Specific authors, qualifications and external, qualitative references are absent.
Instead, you get branding, logos, self-promotion, graphics and colour all aimed at converting potential customers in to paying customers or making existing clients feel like they have been handed some exclusive, informative or advantageous insights to a problem.
Unless the paper conveys even the basics of a white paper, it should be considered a not quite right paper.
"Sales and marketing brochure" for short.
A growing risk to companies and consumers is when not quite right papers are based on a collection of not quite right white papers.
This daisy chain effect builds layers of baseless information that is difficult to correct with informed, research and authoritative analysis.
Frequency of exposure makes is feel legitimate and becomes embedded in consumers subconscious as 'fact'.
It is important to remember the initial definition of a white paper as "presenting the issuing body's philosophy on the matter. "
Note that technical, scientific or evidence-based references are missing from the definition.
Humanities, science and business qualifications or education are not the same nor interchangeable.
These distinctions are also conveniently absent from sales and marketing procures or the not quite right papers.
Moreover, job titles, company branding, club membership and prevalence in the media is not a metric for expertise.
Here is an essential 10-step guide to the determination of a white paper or not quite right (sales/marketing) document:
- Is a specific person identified as an author for particular elements of the material?
- Is the author's credentials, qualifications, education and relevance to the subject matter clear and documented?
- If there is more than one contributor? If so, are their specific contributions and works noted and clarified?
- Are all citations precise, documented and included in the document?
- Are there more than 10 external references supporting the document's argument or position?
- If over 3,000 words, is there no less than 25 external, authoritative and documented references?
- Are references external sources and greater than 80% cited not prior works of the authors, company or cohort?
- Are any direct or indirect commercial agreements or relationships declared in the document?

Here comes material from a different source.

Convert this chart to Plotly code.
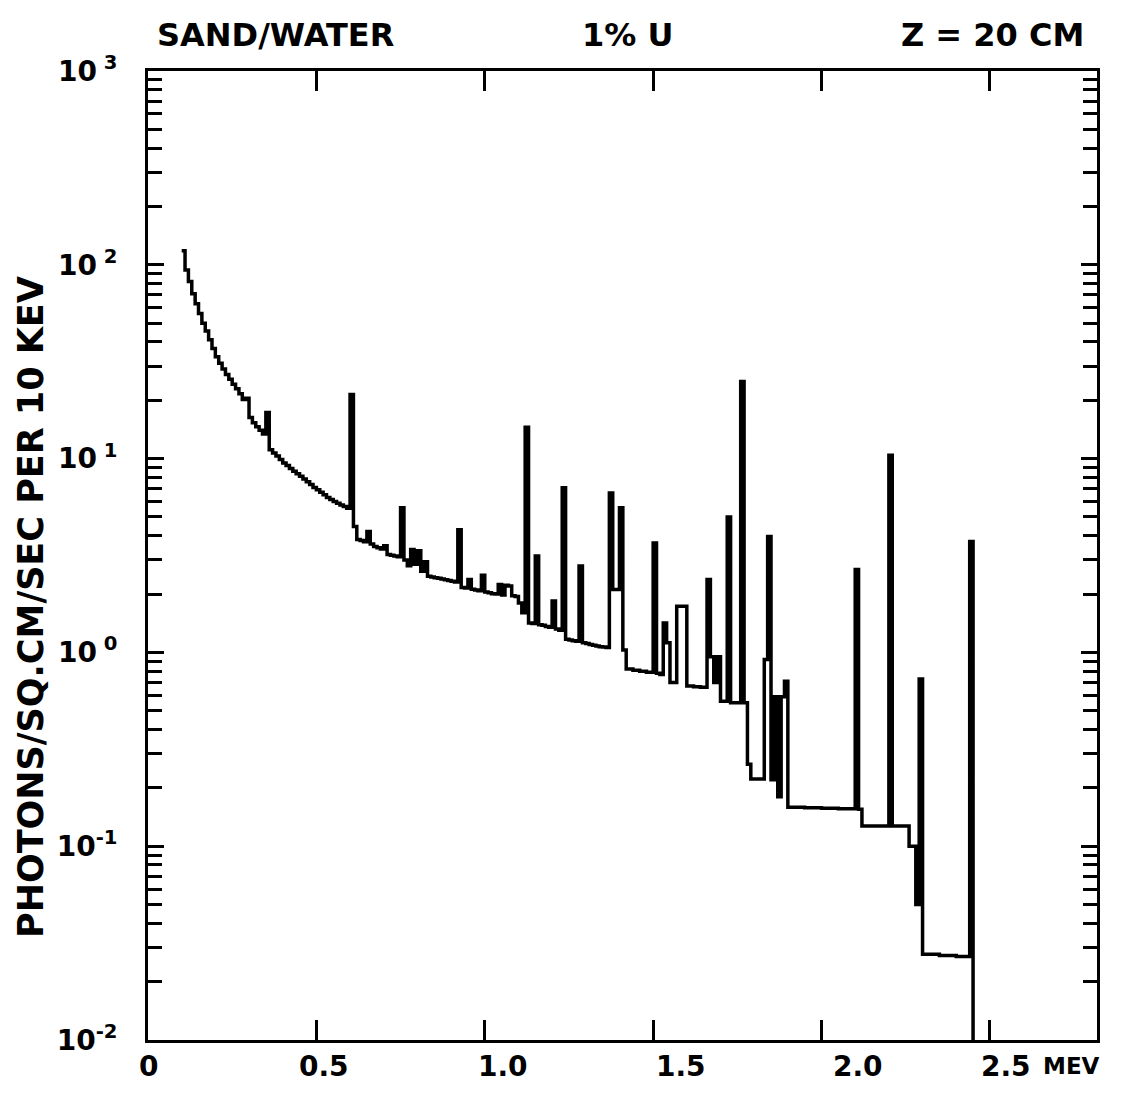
import plotly.graph_objects as go

# ---- data (bin left edge in MeV, flux per 10 keV) ----
energy_mev = [
    0.10, 0.11, 0.12, 0.13, 0.14, 0.15, 0.16, 0.17, 0.18, 0.19,
    0.20, 0.21, 0.22, 0.23, 0.24, 0.25, 0.26, 0.27, 0.28, 0.29,
    0.30, 0.31, 0.32, 0.33, 0.34, 0.35, 0.36, 0.37, 0.38, 0.39,
    0.40, 0.41, 0.42, 0.43, 0.44, 0.45, 0.46, 0.47, 0.48, 0.49,
    0.50, 0.51, 0.52, 0.53, 0.54, 0.55, 0.56, 0.57, 0.58, 0.59,
    0.60, 0.61, 0.62, 0.63, 0.64, 0.65, 0.66, 0.67, 0.68, 0.69,
    0.70, 0.71, 0.72, 0.73, 0.74, 0.75, 0.76, 0.77, 0.78, 0.79,
    0.80, 0.81, 0.82, 0.83, 0.84, 0.85, 0.86, 0.87, 0.88, 0.89,
    0.90, 0.91, 0.92, 0.93, 0.94, 0.95, 0.96, 0.97, 0.98, 0.99,
    1.00, 1.01, 1.02, 1.03, 1.04, 1.05, 1.06, 1.07, 1.08, 1.09,
    1.10, 1.11, 1.12, 1.13, 1.14, 1.15, 1.16, 1.17, 1.18, 1.19,
    1.20, 1.21, 1.22, 1.23, 1.24, 1.25, 1.26, 1.27, 1.28, 1.29,
    1.30, 1.31, 1.32, 1.33, 1.34, 1.35, 1.36, 1.37, 1.38, 1.39,
    1.40, 1.41, 1.42, 1.44, 1.46, 1.48, 1.50, 1.51, 1.52, 1.53,
    1.54, 1.55, 1.57, 1.60, 1.62, 1.64, 1.66, 1.67, 1.68, 1.69,
    1.70, 1.72, 1.73, 1.76, 1.77, 1.78, 1.79, 1.83, 1.84, 1.85,
    1.86, 1.87, 1.88, 1.89, 1.90, 1.95, 2.00, 2.05, 2.10, 2.11,
    2.12, 2.20, 2.21, 2.26, 2.28, 2.29, 2.30, 2.35, 2.40, 2.44,
    2.45, 2.46,
]
flux = [
    118, 94, 82, 71, 63, 56, 50, 45.5, 41, 37,
    33.5, 31, 29, 27.2, 25.7, 24.2, 22.9, 21.6, 20.2, 20.5,
    16.3, 15.3, 14.6, 14.0, 13.4, 17.3, 11.1, 10.7, 10.3, 9.9,
    9.5, 9.2, 8.9, 8.6, 8.35, 8.1, 7.85, 7.6, 7.35, 7.1,
    6.9, 6.7, 6.5, 6.3, 6.15, 6.0, 5.88, 5.76, 5.66, 5.55,
    21.4, 4.46, 3.82, 3.78, 3.72, 4.2, 3.62, 3.52, 3.47, 3.42,
    3.55, 3.2, 3.17, 3.14, 3.12, 5.57, 3.0, 2.8, 3.4, 2.85,
    3.35, 2.62, 2.94, 2.47, 2.45, 2.43, 2.41, 2.39, 2.37, 2.35,
    2.33, 2.31, 4.3, 2.16, 2.15, 2.38, 2.12, 2.10, 2.08, 2.5,
    2.05, 2.03, 2.01, 2.0, 2.24, 1.98, 2.22, 2.2, 1.96, 1.94,
    1.80, 1.60, 14.5, 1.42, 1.41, 3.14, 1.39, 1.38, 1.36, 1.35,
    1.84, 1.32, 1.30, 7.07, 1.17, 1.16, 1.15, 1.14, 2.79, 1.12,
    1.11, 1.10, 1.09, 1.08, 1.07, 1.065, 1.06, 6.65, 2.11, 2.11,
    5.57, 1.03, 0.82, 0.81, 0.80, 0.79, 3.67, 0.78, 0.77, 1.42,
    1.12, 0.70, 1.73, 0.67, 0.665, 0.66, 2.38, 0.95, 0.70, 0.95,
    0.56, 5.0, 0.55, 25.0, 0.55, 0.265, 0.222, 0.92, 3.96, 0.22,
    0.59, 0.18, 0.59, 0.71, 0.159, 0.158, 0.157, 0.156, 2.68, 0.155,
    0.127, 10.4, 0.127, 0.10, 0.05, 0.73, 0.0277, 0.0273, 0.027, 3.73,
    0.001, 0.001,
]

x_tick_vals = [0, 0.5, 1.0, 1.5, 2.0, 2.5]
x_tick_text = ["0", "0.5", "1.0", "1.5", "2.0", "2.5"]
x_label_shift_px = [0, 8, 18, 28, 36, 16]
y_tick_vals = [0.01, 0.1, 1, 10, 100, 1000]
y_tick_text = ["10<sup>-2</sup>", "10<sup>-1</sup>", "10<sup> 0</sup>",
               "10<sup> 1</sup>", "10<sup> 2</sup>", "10<sup> 3</sup>"]
y_minor_vals = [m * 10.0 ** k for k in range(-2, 3) for m in range(2, 10)]

FONT = "DejaVu Sans"
W, H = 1132, 1093
OFF = 8  # page offset of the figure inside the browser window
# plot area in window pixels (as seen in the reference)
PL, PR, PT, PB = 148, 1097, 71, 1040


def px_to_paper(px, py):
    return (px - PL) / (PR - PL), (PB - py) / (PB - PT)


def bold_font(size):
    return dict(size=size, family=FONT, color="black", weight="bold")


fig = go.Figure()
fig.add_trace(go.Scatter(
    x=energy_mev, y=flux, mode="lines",
    line=dict(color="black", width=3.5, shape="hv"),
    showlegend=False, hoverinfo="skip",
))

fig.update_layout(
    width=W, height=H,
    margin=dict(l=PL - OFF, r=W - (PR - OFF), t=PT - OFF, b=H - (PB - OFF)),
    paper_bgcolor="white", plot_bgcolor="white",
    font=dict(family=FONT, color="black"),
)

fig.update_xaxes(
    range=[0, 2.818], showgrid=False, zeroline=False,
    showline=True, linecolor="black", linewidth=3, mirror="ticks",
    ticks="inside", ticklen=20, tickwidth=2.5, tickcolor="black",
    tickmode="array", tickvals=x_tick_vals, ticktext=[""] * len(x_tick_vals),
)
fig.update_yaxes(
    type="log", range=[-2, 3], showgrid=False, zeroline=False,
    showline=True, linecolor="black", linewidth=3, mirror="ticks",
    ticks="inside", ticklen=16, tickwidth=2.5, tickcolor="black",
    tickmode="array", tickvals=y_tick_vals, ticktext=y_tick_text,
    tickfont=bold_font(28), ticklabelstandoff=22,
    minor=dict(ticks="inside", ticklen=14, tickwidth=2.5, tickcolor="black",
               tickmode="array", tickvals=y_minor_vals, showgrid=False),
)

# x tick labels (under their ticks, drifting right as in the plotter original)
_, ylab = px_to_paper(0, 1066)
for v, t, s in zip(x_tick_vals, x_tick_text, x_label_shift_px):
    fig.add_annotation(
        text=t, xref="x", yref="paper", x=v, y=ylab, xshift=s,
        xanchor="center", yanchor="middle", showarrow=False,
        font=bold_font(28),
    )

titles = [
    ("SAND/WATER", 155, "left"),
    ("1% U", 627, "center"),
    ("Z = 20 CM", 1086, "right"),
]
for text, xpx, anchor in titles:
    xp, yp = px_to_paper(xpx, 35)
    fig.add_annotation(
        text=text, xref="paper", yref="paper", x=xp, y=yp,
        xanchor=anchor, yanchor="middle", showarrow=False,
        font=bold_font(32),
    )

xp, yp = px_to_paper(1102, 1066)
fig.add_annotation(
    text="MEV", xref="paper", yref="paper", x=xp, y=yp,
    xanchor="right", yanchor="middle", showarrow=False,
    font=bold_font(23),
)
xp, yp = px_to_paper(31, 607)
fig.add_annotation(
    text="PHOTONS/SQ.CM/SEC PER 10 KEV", xref="paper", yref="paper",
    x=xp, y=yp, textangle=-90,
    xanchor="center", yanchor="middle", showarrow=False,
    font=bold_font(35),
)

fig.write_html("out.html")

- Has all data, survey or statistical materials been included for validation and verification?
- Is product publicly available in an open domain for access and consideration?
The guidance may seem onerous but the original, lofty objective a white paper was that of careful consideration of a focused topic in support of the public interest.
Anything less is therefore not worthy of the title and is merely trading on the premise of authority and stolen legitimacy for the purpose of commercial gain.
Consumers and advocates of such works endorse and perpetuate these notions.
Professional bodies, homogeneous cohorts and commercial actors contribute further.
Stop calling them white papers or consuming them as if they were.
File them as not quite right (NQR) or sales and marketing documents.
The pulp mill that produces these NQR offerings churns a new one out on a new or related topic at rates inconsistent with a considered measure of a complicated issue or culturally and the geographically diverse population they claim to have solved all ails for on their behalf.
Perhaps that should be the single metric for suspicion or inclusion/exclusion from the white paper archives.